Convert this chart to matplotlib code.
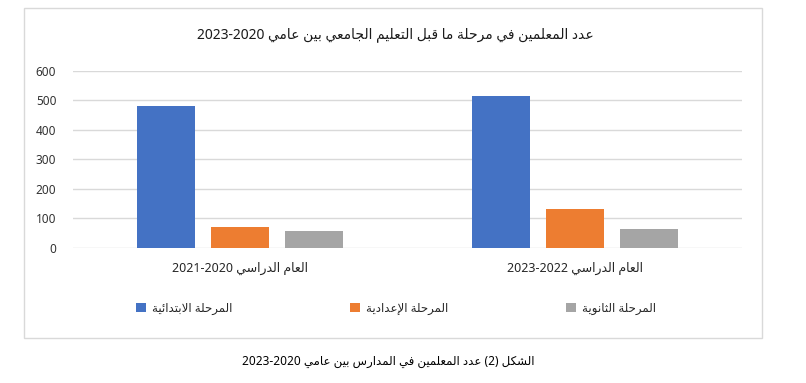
import numpy as np
import matplotlib
matplotlib.use("Agg")
from matplotlib import pyplot as plt
from matplotlib.patches import Rectangle

# Data
categories = ['العام الدراسي 2020-2021', 'العام الدراسي 2022-2023']
series_names = ['المرحلة الابتدائية', 'المرحلة الإعدادية', 'المرحلة الثانوية']
primary = [480, 514]
preparatory = [72, 132]
secondary = [58, 64]
yticks = [0, 100, 200, 300, 400, 500, 600]
title = 'عدد المعلمين في مرحلة ما قبل التعليم الجامعي بين عامي 2020-2023'
caption = 'الشكل (2) عدد المعلمين في المدارس بين عامي 2020-2023'

colors = ['#4472C4', '#ED7D31', '#A5A5A5']

# matplotlib has no Arabic shaping, so do a small one by hand:
# letter -> (isolated form code in Presentation Forms-B, joins both sides)
FORMS = {
    'ا': (0xFE8D, False), 'إ': (0xFE87, False), 'أ': (0xFE83, False),
    'ئ': (0xFE89, True), 'ب': (0xFE8F, True), 'ة': (0xFE93, False),
    'ت': (0xFE95, True), 'ث': (0xFE99, True), 'ج': (0xFE9D, True),
    'ح': (0xFEA1, True), 'د': (0xFEA9, False), 'ر': (0xFEAD, False),
    'س': (0xFEB1, True), 'ش': (0xFEB5, True), 'ع': (0xFEC9, True),
    'ف': (0xFED1, True), 'ق': (0xFED5, True), 'ك': (0xFED9, True),
    'ل': (0xFEDD, True), 'م': (0xFEE1, True), 'ن': (0xFEE5, True),
    'و': (0xFEED, False), 'ي': (0xFEF1, True),
}
LAMALEF = {'ا': 0xFEFB, 'إ': 0xFEF9, 'أ': 0xFEF7}


def shape_word(w):
    units = []
    i = 0
    while i < len(w):
        if w[i] == 'ل' and i + 1 < len(w) and w[i + 1] in LAMALEF:
            units.append(('LA', w[i + 1]))
            i += 2
        else:
            units.append((w[i], None))
            i += 1

    def joins_next(u):
        return u[0] != 'LA' and u[0] in FORMS and FORMS[u[0]][1]

    def joins_prev(u):
        return u[0] == 'LA' or u[0] in FORMS

    out = []
    for k, u in enumerate(units):
        prev = k > 0 and joins_next(units[k - 1]) and joins_prev(u)
        nxt = k + 1 < len(units) and joins_next(u) and joins_prev(units[k + 1])
        if u[0] == 'LA':
            out.append(chr(LAMALEF[u[1]] + (1 if prev else 0)))
        elif u[0] in FORMS:
            f = 3 if (prev and nxt) else 1 if prev else 2 if nxt else 0
            out.append(chr(FORMS[u[0]][0] + f))
        else:
            out.append(u[0])
    return ''.join(out)


def ar(text):
    vis = []
    for t in reversed(text.split(' ')):
        if any(c in FORMS for c in t):
            vis.append(shape_word(t)[::-1])
        elif '-' in t:
            # the reference shows year ranges right-to-left (2021-2020)
            vis.append('-'.join(reversed(t.split('-'))))
        else:
            vis.append(t)
    return ' '.join(vis)


plt.rcParams['font.family'] = ['Noto Sans', 'DejaVu Sans']

W, H = 806, 383
fig = plt.figure(figsize=(W / 100, H / 100), dpi=100)
ax = fig.add_axes([73 / W, 1 - 248 / H, 669 / W, 177.5 / H])

x = np.arange(len(categories))
width = 0.173
offsets = [-0.221, 0, 0.221]
for vals, off, col, name in zip([primary, preparatory, secondary], offsets, colors, series_names):
    ax.bar(x + off, vals, width, color=col, label=ar(name), zorder=3)

ax.set_xlim(-0.5, 1.5)
ax.set_ylim(0, 600)
ax.set_yticks(yticks)
ax.set_xticks(x, [ar(c) for c in categories])
ax.grid(axis='y', color='#d9d9d9', linewidth=1, zorder=0)
ax.tick_params(axis='y', length=0, pad=12, labelsize=8.5, labelcolor='#333333')
ax.tick_params(axis='x', length=0, pad=10, labelsize=9, labelcolor='#262626')
for s in ax.spines.values():
    s.set_visible(False)

leg = ax.legend(loc='center', bbox_to_anchor=(396 / W, 1 - 308 / H), bbox_transform=fig.transFigure,
                ncol=3, frameon=False, fontsize=8.5, handlelength=0.85, handleheight=0.85,
                handletextpad=0.5, columnspacing=10.0)
for t in leg.get_texts():
    t.set_color('#262626')

fig.text(395 / W, 1 - 35 / H, ar(title), ha='center', va='center', fontsize=10, color='#1a1a1a')
fig.text(388 / W, 1 - 362 / H, ar(caption), ha='center', va='center', fontsize=8.5, color='black')

fig.patches.append(Rectangle((24 / W, 1 - 338 / H), 738 / W, 330 / H, transform=fig.transFigure,
                             fill=False, edgecolor='#d9d9d9', linewidth=1))

fig.savefig('out.png', dpi=100)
....
- [WRITTEN EXERCISE]: Write out exactly the lines between the start of the data and the line with "from matplotlib.patches import Rectangle", including both, but none of the pictures.

- [SOLUTION TO THIS EXERCISE]:
Convert this chart to matplotlib code.
import numpy as np
import matplotlib
matplotlib.use("Agg")
from matplotlib import pyplot as plt
from matplotlib.patches import Rectangle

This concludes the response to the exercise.